WRITTEN TASK >> Reproduce each line of the material exactly, minus any picture.

DATA SECTION >>
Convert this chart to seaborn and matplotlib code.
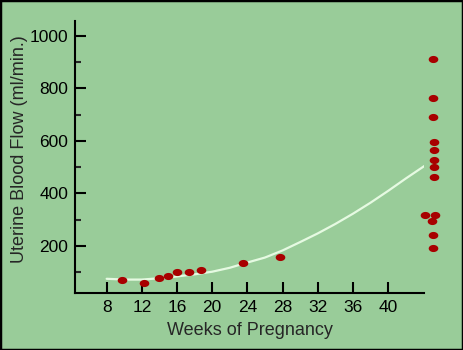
import numpy as np
import matplotlib
matplotlib.use("Agg")
import matplotlib.pyplot as plt
import seaborn as sns
import pandas as pd

# datos
semanas = [9.7, 12.2, 13.9, 15.0, 16.0, 17.4, 18.7, 23.5, 27.7,
           45.1, 45.15, 45.15, 45.2, 45.2, 45.2, 45.2, 45.2,
           44.25, 45.3, 45.0, 45.15, 45.15]
flujo = [68, 59, 78, 84, 98, 98, 107, 134, 158,
         911, 765, 691, 597, 567, 528, 500, 462,
         318, 318, 296, 242, 191]

curva_semanas = [8, 10, 12, 14, 16, 18, 20, 22, 24, 26, 28, 30, 32,
                 34, 36, 38, 40, 42, 44.7]
curva_flujo = [74, 71, 71, 76, 83, 91, 101, 116, 136, 155, 182, 214, 247,
               283, 322, 364, 409, 456, 517]

x_ticks = [8, 12, 16, 20, 24, 28, 32, 36, 40]
y_ticks = [200, 400, 600, 800, 1000]
y_menores = [100, 300, 500, 700, 900]

fondo = "#99cc99"
rojo = "#a80000"

sns.set_style("white")
plt.rcParams["font.family"] = ["Liberation Sans", "DejaVu Sans"]

fig = plt.figure(figsize=(4.63, 3.5), dpi=100, facecolor=fondo)
ax = fig.add_axes([0.162, 0.163, 0.754, 0.777])
ax.set_facecolor(fondo)

df_puntos = pd.DataFrame({"semana": semanas, "flujo": flujo})
df_curva = pd.DataFrame({"semana": curva_semanas, "flujo": curva_flujo})

sns.lineplot(data=df_curva, x="semana", y="flujo", ax=ax, color="#e6fae2",
             linewidth=1.6, zorder=2)

# marcador eliptico
t = np.linspace(0, 2 * np.pi, 40)
elipse = np.column_stack([np.cos(t), 0.74 * np.sin(t)])
sns.scatterplot(data=df_puntos, x="semana", y="flujo", ax=ax, color=rojo,
                marker=elipse, s=48, linewidth=0, zorder=3, clip_on=False)

ax.set_xlim(4.4, 44.1)
ax.set_ylim(20, 1057)
ax.set_xticks(x_ticks)
ax.set_yticks(y_ticks)
ax.set_yticks(y_menores, minor=True)

for s in ["top", "right"]:
    ax.spines[s].set_visible(False)
for s in ["left", "bottom"]:
    ax.spines[s].set_linewidth(1.5)
    ax.spines[s].set_color("black")

ax.tick_params(axis="both", which="major", direction="in", length=8, width=1.5,
               labelsize=12.5, pad=5, colors="black")
ax.tick_params(axis="y", which="minor", direction="in", length=4.3, width=1.5,
               left=True)
ax.tick_params(axis="x", which="major", bottom=True)
ax.tick_params(axis="y", which="major", left=True)

ax.set_xlabel("Weeks of Pregnancy", fontsize=13, labelpad=5)
ax.set_ylabel("Uterine Blood Flow (ml/min.)", fontsize=13)
ax.yaxis.set_label_coords(-0.135, 0.53)

# marco negro
fig.patches.append(plt.Rectangle((0, 0), 1, 1, transform=fig.transFigure,
                                 fill=False, edgecolor="black", linewidth=2.5))

fig.savefig("out.png", dpi=100, facecolor=fondo)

IN RESPONSE >>
Convert this chart to seaborn and matplotlib code.
import numpy as np
import matplotlib
matplotlib.use("Agg")
import matplotlib.pyplot as plt
import seaborn as sns
import pandas as pd

# datos
semanas = [9.7, 12.2, 13.9, 15.0, 16.0, 17.4, 18.7, 23.5, 27.7,
           45.1, 45.15, 45.15, 45.2, 45.2, 45.2, 45.2, 45.2,
           44.25, 45.3, 45.0, 45.15, 45.15]
flujo = [68, 59, 78, 84, 98, 98, 107, 134, 158,
         911, 765, 691, 597, 567, 528, 500, 462,
         318, 318, 296, 242, 191]

curva_semanas = [8, 10, 12, 14, 16, 18, 20, 22, 24, 26, 28, 30, 32,
                 34, 36, 38, 40, 42, 44.7]
curva_flujo = [74, 71, 71, 76, 83, 91, 101, 116, 136, 155, 182, 214, 247,
               283, 322, 364, 409, 456, 517]

x_ticks = [8, 12, 16, 20, 24, 28, 32, 36, 40]
y_ticks = [200, 400, 600, 800, 1000]
y_menores = [100, 300, 500, 700, 900]

fondo = "#99cc99"
rojo = "#a80000"

sns.set_style("white")
plt.rcParams["font.family"] = ["Liberation Sans", "DejaVu Sans"]

fig = plt.figure(figsize=(4.63, 3.5), dpi=100, facecolor=fondo)
ax = fig.add_axes([0.162, 0.163, 0.754, 0.777])
ax.set_facecolor(fondo)

df_puntos = pd.DataFrame({"semana": semanas, "flujo": flujo})
df_curva = pd.DataFrame({"semana": curva_semanas, "flujo": curva_flujo})

sns.lineplot(data=df_curva, x="semana", y="flujo", ax=ax, color="#e6fae2",
             linewidth=1.6, zorder=2)

# marcador eliptico
t = np.linspace(0, 2 * np.pi, 40)
elipse = np.column_stack([np.cos(t), 0.74 * np.sin(t)])
sns.scatterplot(data=df_puntos, x="semana", y="flujo", ax=ax, color=rojo,
                marker=elipse, s=48, linewidth=0, zorder=3, clip_on=False)

ax.set_xlim(4.4, 44.1)
ax.set_ylim(20, 1057)
ax.set_xticks(x_ticks)
ax.set_yticks(y_ticks)
ax.set_yticks(y_menores, minor=True)

for s in ["top", "right"]:
    ax.spines[s].set_visible(False)
for s in ["left", "bottom"]:
    ax.spines[s].set_linewidth(1.5)
    ax.spines[s].set_color("black")

ax.tick_params(axis="both", which="major", direction="in", length=8, width=1.5,
               labelsize=12.5, pad=5, colors="black")
ax.tick_params(axis="y", which="minor", direction="in", length=4.3, width=1.5,
               left=True)
ax.tick_params(axis="x", which="major", bottom=True)
ax.tick_params(axis="y", which="major", left=True)

ax.set_xlabel("Weeks of Pregnancy", fontsize=13, labelpad=5)
ax.set_ylabel("Uterine Blood Flow (ml/min.)", fontsize=13)
ax.yaxis.set_label_coords(-0.135, 0.53)

# marco negro
fig.patches.append(plt.Rectangle((0, 0), 1, 1, transform=fig.transFigure,
                                 fill=False, edgecolor="black", linewidth=2.5))

fig.savefig("out.png", dpi=100, facecolor=fondo)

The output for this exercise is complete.